How to create arrays of missing data

Data at any level of an Awkward Array can be “missing,” represented by None in Python.

This functionality is somewhat like NumPy’s masked arrays, but masked arrays can only declare numerical values to be missing (not, for instance, a row of a 2-dimensional array) and they represent missing data with an np.ma.masked object instead of None.

Pandas also handles missing data, but in several different ways. For floating point columns, NaN (not a number) is used to mean “missing,” and as of version 1.0, Pandas has a pd.NA object for missing data in other data types.

In Awkward Array, floating point NaN and a missing value are clearly distinct. Missing data, like all data in Awkward Arrays, are also not represented by any Python object; they are converted to and from None by ak.to_list and ak.from_iter.

import awkward as ak
import numpy as np

From Python None

The ak.Array constructor and ak.from_iter interpret None as a missing value, and ak.to_list converts them back into None.

ak.Array([1, 2, 3, None, 4, 5])
<Array [1, 2, 3, None, 4, 5] type='6 * ?int64'>

The missing values can be deeply nested (missing integers):

ak.Array([[[[], [1, 2, None]]], [[[3]]], []])
<Array [[[[], [1, 2, None]]], [[[3]]], []] type='3 * var * var * var * ?int64'>

They can be shallow (missing lists):

ak.Array([[[[], [1, 2]]], None, [[[3]]], []])
<Array [[[[], [1, 2]]], None, [[[3]]], []] type='4 * option[var * var * var * in...'>

Or both:

ak.Array([[[[], [3]]], None, [[[None]]], []])
<Array [[[[], [3]]], None, [[[None]]], []] type='4 * option[var * var * var * ?i...'>

Records can also be missing:

ak.Array([{"x": 1, "y": 1}, None, {"x": 2, "y": 2}])
<Array [{x: 1, y: 1}, None, {x: 2, y: 2}] type='3 * ?{"x": int64, "y": int64}'>

Potentially missing values are represented in the type string as “?” or “option[...]” (if the nested type is a list, which needs to be bracketed for clarity).

From NumPy arrays

Normal NumPy arrays can’t represent missing data, but masked arrays can.
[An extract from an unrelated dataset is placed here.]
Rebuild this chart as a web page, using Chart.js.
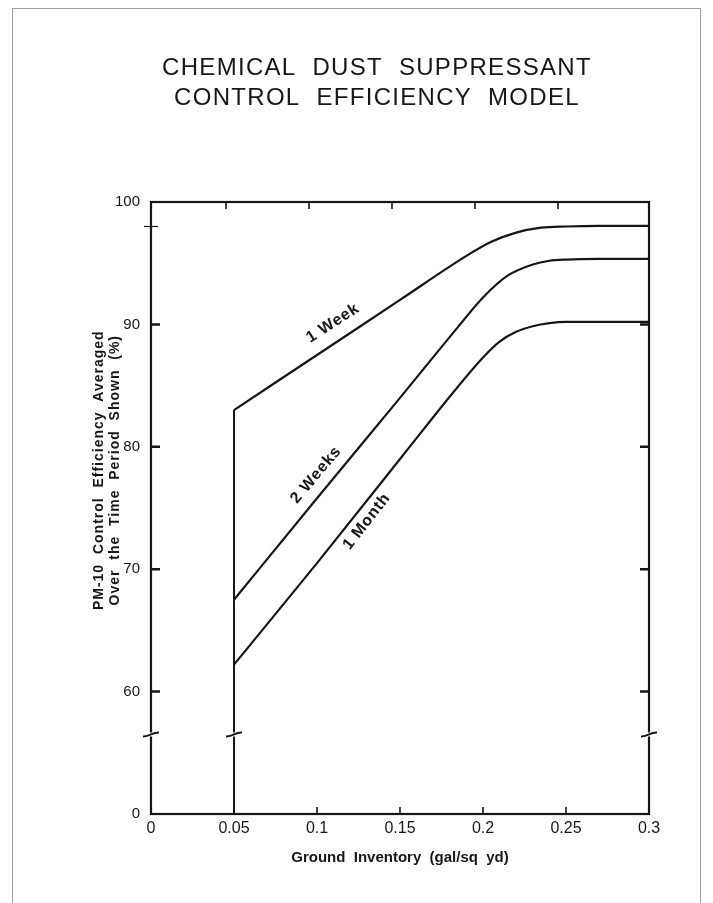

Here is how one is constructed in NumPy:

numpy_array = np.ma.MaskedArray([1, 2, 3, 4, 5], [False, False, True, True, False])
numpy_array
masked_array(data=[1, 2, --, --, 5],
             mask=[False, False,  True,  True, False],
       fill_value=999999)

It returns np.ma.masked objects if you try to access missing values:

numpy_array[0], numpy_array[1], numpy_array[2], numpy_array[3], numpy_array[4]
(1, 2, masked, masked, 5)

But it uses None for missing values in tolist:

numpy_array.tolist()
[1, 2, None, None, 5]

The ak.from_numpy function converts masked arrays into Awkward Arrays with missing values, as does the ak.Array constructor.

awkward_array = ak.Array(numpy_array)
awkward_array
<Array [1, 2, None, None, 5] type='5 * ?int64'>

The reverse, ak.to_numpy, returns masked arrays if the Awkward Array has missing data.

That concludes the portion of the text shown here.